Task to carry out: Write out each line of the listing as it stands, without the images.

Data excerpt:

================================

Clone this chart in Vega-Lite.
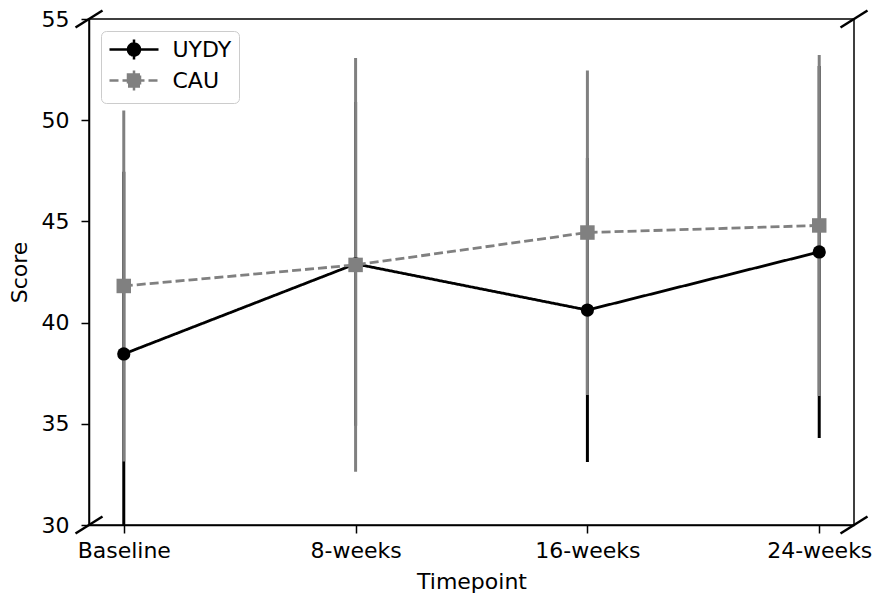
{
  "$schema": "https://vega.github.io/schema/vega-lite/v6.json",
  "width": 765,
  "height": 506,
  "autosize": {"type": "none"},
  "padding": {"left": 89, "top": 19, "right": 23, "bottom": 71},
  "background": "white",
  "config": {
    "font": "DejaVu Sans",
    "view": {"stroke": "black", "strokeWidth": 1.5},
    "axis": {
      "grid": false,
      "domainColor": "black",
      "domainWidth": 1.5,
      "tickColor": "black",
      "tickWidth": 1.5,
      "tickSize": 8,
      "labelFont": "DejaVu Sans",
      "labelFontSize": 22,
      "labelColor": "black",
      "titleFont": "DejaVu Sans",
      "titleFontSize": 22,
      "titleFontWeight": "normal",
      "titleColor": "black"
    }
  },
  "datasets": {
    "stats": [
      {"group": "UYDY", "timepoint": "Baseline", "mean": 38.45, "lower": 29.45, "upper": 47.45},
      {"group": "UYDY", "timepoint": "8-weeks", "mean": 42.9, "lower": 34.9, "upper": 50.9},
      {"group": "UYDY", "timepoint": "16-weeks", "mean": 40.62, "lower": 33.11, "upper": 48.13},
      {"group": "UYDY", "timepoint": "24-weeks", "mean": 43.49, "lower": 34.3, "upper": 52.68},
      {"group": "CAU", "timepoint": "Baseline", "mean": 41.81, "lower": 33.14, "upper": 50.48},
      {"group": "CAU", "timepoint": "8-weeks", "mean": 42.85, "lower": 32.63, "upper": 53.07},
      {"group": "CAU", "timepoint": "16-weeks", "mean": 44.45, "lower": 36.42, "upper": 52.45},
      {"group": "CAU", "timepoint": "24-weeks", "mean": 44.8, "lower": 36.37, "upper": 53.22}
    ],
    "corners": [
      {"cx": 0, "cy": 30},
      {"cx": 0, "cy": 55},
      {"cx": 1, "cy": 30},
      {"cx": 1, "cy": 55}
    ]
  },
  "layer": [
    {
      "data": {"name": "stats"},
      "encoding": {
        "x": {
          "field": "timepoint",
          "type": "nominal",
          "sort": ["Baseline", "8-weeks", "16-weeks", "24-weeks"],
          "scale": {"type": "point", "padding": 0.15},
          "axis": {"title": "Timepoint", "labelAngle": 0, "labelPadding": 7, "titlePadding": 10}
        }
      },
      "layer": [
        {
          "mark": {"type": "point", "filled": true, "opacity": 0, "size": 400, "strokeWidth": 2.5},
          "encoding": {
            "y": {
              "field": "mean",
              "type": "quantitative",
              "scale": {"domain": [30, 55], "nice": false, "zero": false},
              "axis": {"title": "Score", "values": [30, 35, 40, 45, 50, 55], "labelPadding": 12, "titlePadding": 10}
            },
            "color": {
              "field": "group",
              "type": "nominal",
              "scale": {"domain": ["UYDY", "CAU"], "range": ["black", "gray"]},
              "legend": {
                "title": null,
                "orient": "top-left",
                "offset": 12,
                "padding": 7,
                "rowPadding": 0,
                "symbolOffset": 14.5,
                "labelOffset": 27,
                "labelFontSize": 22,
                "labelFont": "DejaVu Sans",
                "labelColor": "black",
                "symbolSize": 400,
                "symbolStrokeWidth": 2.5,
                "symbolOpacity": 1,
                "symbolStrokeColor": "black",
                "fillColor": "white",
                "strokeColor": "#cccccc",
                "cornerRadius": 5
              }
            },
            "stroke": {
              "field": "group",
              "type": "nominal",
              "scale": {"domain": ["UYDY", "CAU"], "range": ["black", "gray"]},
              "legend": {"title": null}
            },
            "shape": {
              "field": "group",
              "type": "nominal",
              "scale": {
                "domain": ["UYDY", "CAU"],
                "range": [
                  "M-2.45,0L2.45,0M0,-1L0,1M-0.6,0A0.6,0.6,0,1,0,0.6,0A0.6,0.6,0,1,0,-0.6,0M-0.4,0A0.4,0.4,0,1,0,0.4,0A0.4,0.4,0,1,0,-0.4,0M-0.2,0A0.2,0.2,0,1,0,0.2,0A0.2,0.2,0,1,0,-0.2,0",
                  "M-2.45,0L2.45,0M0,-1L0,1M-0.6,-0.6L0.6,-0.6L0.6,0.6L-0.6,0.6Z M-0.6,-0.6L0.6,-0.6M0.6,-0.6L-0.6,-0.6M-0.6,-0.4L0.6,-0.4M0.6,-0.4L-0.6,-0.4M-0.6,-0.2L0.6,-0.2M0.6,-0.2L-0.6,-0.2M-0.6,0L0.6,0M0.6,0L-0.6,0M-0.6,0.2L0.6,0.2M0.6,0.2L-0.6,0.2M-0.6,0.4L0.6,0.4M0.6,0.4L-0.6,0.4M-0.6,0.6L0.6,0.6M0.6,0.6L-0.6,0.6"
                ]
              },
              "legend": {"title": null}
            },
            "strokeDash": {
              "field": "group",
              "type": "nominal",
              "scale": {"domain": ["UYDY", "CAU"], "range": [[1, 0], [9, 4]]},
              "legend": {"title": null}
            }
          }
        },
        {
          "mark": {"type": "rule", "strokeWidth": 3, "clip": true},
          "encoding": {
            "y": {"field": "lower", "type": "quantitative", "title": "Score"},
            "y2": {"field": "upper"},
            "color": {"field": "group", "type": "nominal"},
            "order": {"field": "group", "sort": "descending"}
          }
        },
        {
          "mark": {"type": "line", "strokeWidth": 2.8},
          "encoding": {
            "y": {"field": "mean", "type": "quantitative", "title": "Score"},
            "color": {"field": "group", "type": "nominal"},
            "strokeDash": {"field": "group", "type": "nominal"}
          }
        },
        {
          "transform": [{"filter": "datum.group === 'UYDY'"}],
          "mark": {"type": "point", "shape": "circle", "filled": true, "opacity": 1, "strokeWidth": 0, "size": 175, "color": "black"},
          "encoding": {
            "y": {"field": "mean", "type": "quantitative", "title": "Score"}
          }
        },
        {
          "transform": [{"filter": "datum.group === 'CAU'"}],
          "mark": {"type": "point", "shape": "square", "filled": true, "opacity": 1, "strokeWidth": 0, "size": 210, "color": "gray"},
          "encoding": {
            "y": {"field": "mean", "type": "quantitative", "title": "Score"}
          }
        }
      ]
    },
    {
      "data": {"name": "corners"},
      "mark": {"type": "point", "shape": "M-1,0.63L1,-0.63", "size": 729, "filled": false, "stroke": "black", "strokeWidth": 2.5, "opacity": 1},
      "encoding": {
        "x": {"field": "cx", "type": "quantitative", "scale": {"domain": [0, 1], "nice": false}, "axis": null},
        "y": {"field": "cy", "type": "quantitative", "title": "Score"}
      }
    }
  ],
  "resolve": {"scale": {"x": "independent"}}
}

================================

Final result:
Clone this chart in Vega-Lite.
{
  "$schema": "https://vega.github.io/schema/vega-lite/v6.json",
  "width": 765,
  "height": 506,
  "autosize": {"type": "none"},
  "padding": {"left": 89, "top": 19, "right": 23, "bottom": 71},
  "background": "white",
  "config": {
    "font": "DejaVu Sans",
    "view": {"stroke": "black", "strokeWidth": 1.5},
    "axis": {
      "grid": false,
      "domainColor": "black",
      "domainWidth": 1.5,
      "tickColor": "black",
      "tickWidth": 1.5,
      "tickSize": 8,
      "labelFont": "DejaVu Sans",
      "labelFontSize": 22,
      "labelColor": "black",
      "titleFont": "DejaVu Sans",
      "titleFontSize": 22,
      "titleFontWeight": "normal",
      "titleColor": "black"
    }
  },
  "datasets": {
    "stats": [
      {"group": "UYDY", "timepoint": "Baseline", "mean": 38.45, "lower": 29.45, "upper": 47.45},
      {"group": "UYDY", "timepoint": "8-weeks", "mean": 42.9, "lower": 34.9, "upper": 50.9},
      {"group": "UYDY", "timepoint": "16-weeks", "mean": 40.62, "lower": 33.11, "upper": 48.13},
      {"group": "UYDY", "timepoint": "24-weeks", "mean": 43.49, "lower": 34.3, "upper": 52.68},
      {"group": "CAU", "timepoint": "Baseline", "mean": 41.81, "lower": 33.14, "upper": 50.48},
      {"group": "CAU", "timepoint": "8-weeks", "mean": 42.85, "lower": 32.63, "upper": 53.07},
      {"group": "CAU", "timepoint": "16-weeks", "mean": 44.45, "lower": 36.42, "upper": 52.45},
      {"group": "CAU", "timepoint": "24-weeks", "mean": 44.8, "lower": 36.37, "upper": 53.22}
    ],
    "corners": [
      {"cx": 0, "cy": 30},
      {"cx": 0, "cy": 55},
      {"cx": 1, "cy": 30},
      {"cx": 1, "cy": 55}
    ]
  },
  "layer": [
    {
      "data": {"name": "stats"},
      "encoding": {
        "x": {
          "field": "timepoint",
          "type": "nominal",
          "sort": ["Baseline", "8-weeks", "16-weeks", "24-weeks"],
          "scale": {"type": "point", "padding": 0.15},
          "axis": {"title": "Timepoint", "labelAngle": 0, "labelPadding": 7, "titlePadding": 10}
        }
      },
      "layer": [
        {
          "mark": {"type": "point", "filled": true, "opacity": 0, "size": 400, "strokeWidth": 2.5},
          "encoding": {
            "y": {
              "field": "mean",
              "type": "quantitative",
              "scale": {"domain": [30, 55], "nice": false, "zero": false},
              "axis": {"title": "Score", "values": [30, 35, 40, 45, 50, 55], "labelPadding": 12, "titlePadding": 10}
            },
            "color": {
              "field": "group",
              "type": "nominal",
              "scale": {"domain": ["UYDY", "CAU"], "range": ["black", "gray"]},
              "legend": {
                "title": null,
                "orient": "top-left",
                "offset": 12,
                "padding": 7,
                "rowPadding": 0,
                "symbolOffset": 14.5,
                "labelOffset": 27,
                "labelFontSize": 22,
                "labelFont": "DejaVu Sans",
                "labelColor": "black",
                "symbolSize": 400,
                "symbolStrokeWidth": 2.5,
                "symbolOpacity": 1,
                "symbolStrokeColor": "black",
                "fillColor": "white",
                "strokeColor": "#cccccc",
                "cornerRadius": 5
              }
            },
            "stroke": {
              "field": "group",
              "type": "nominal",
              "scale": {"domain": ["UYDY", "CAU"], "range": ["black", "gray"]},
              "legend": {"title": null}
            },
            "shape": {
              "field": "group",
              "type": "nominal",
              "scale": {
                "domain": ["UYDY", "CAU"],
                "range": [
                  "M-2.45,0L2.45,0M0,-1L0,1M-0.6,0A0.6,0.6,0,1,0,0.6,0A0.6,0.6,0,1,0,-0.6,0M-0.4,0A0.4,0.4,0,1,0,0.4,0A0.4,0.4,0,1,0,-0.4,0M-0.2,0A0.2,0.2,0,1,0,0.2,0A0.2,0.2,0,1,0,-0.2,0",
                  "M-2.45,0L2.45,0M0,-1L0,1M-0.6,-0.6L0.6,-0.6L0.6,0.6L-0.6,0.6Z M-0.6,-0.6L0.6,-0.6M0.6,-0.6L-0.6,-0.6M-0.6,-0.4L0.6,-0.4M0.6,-0.4L-0.6,-0.4M-0.6,-0.2L0.6,-0.2M0.6,-0.2L-0.6,-0.2M-0.6,0L0.6,0M0.6,0L-0.6,0M-0.6,0.2L0.6,0.2M0.6,0.2L-0.6,0.2M-0.6,0.4L0.6,0.4M0.6,0.4L-0.6,0.4M-0.6,0.6L0.6,0.6M0.6,0.6L-0.6,0.6"
                ]
              },
              "legend": {"title": null}
            },
            "strokeDash": {
              "field": "group",
              "type": "nominal",
              "scale": {"domain": ["UYDY", "CAU"], "range": [[1, 0], [9, 4]]},
              "legend": {"title": null}
            }
          }
        },
        {
          "mark": {"type": "rule", "strokeWidth": 3, "clip": true},
          "encoding": {
            "y": {"field": "lower", "type": "quantitative", "title": "Score"},
            "y2": {"field": "upper"},
            "color": {"field": "group", "type": "nominal"},
            "order": {"field": "group", "sort": "descending"}
          }
        },
        {
          "mark": {"type": "line", "strokeWidth": 2.8},
          "encoding": {
            "y": {"field": "mean", "type": "quantitative", "title": "Score"},
            "color": {"field": "group", "type": "nominal"},
            "strokeDash": {"field": "group", "type": "nominal"}
          }
        },
        {
          "transform": [{"filter": "datum.group === 'UYDY'"}],
          "mark": {"type": "point", "shape": "circle", "filled": true, "opacity": 1, "strokeWidth": 0, "size": 175, "color": "black"},
          "encoding": {
            "y": {"field": "mean", "type": "quantitative", "title": "Score"}
          }
        },
        {
          "transform": [{"filter": "datum.group === 'CAU'"}],
          "mark": {"type": "point", "shape": "square", "filled": true, "opacity": 1, "strokeWidth": 0, "size": 210, "color": "gray"},
          "encoding": {
            "y": {"field": "mean", "type": "quantitative", "title": "Score"}
          }
        }
      ]
    },
    {
      "data": {"name": "corners"},
      "mark": {"type": "point", "shape": "M-1,0.63L1,-0.63", "size": 729, "filled": false, "stroke": "black", "strokeWidth": 2.5, "opacity": 1},
      "encoding": {
        "x": {"field": "cx", "type": "quantitative", "scale": {"domain": [0, 1], "nice": false}, "axis": null},
        "y": {"field": "cy", "type": "quantitative", "title": "Score"}
      }
    }
  ],
  "resolve": {"scale": {"x": "independent"}}
}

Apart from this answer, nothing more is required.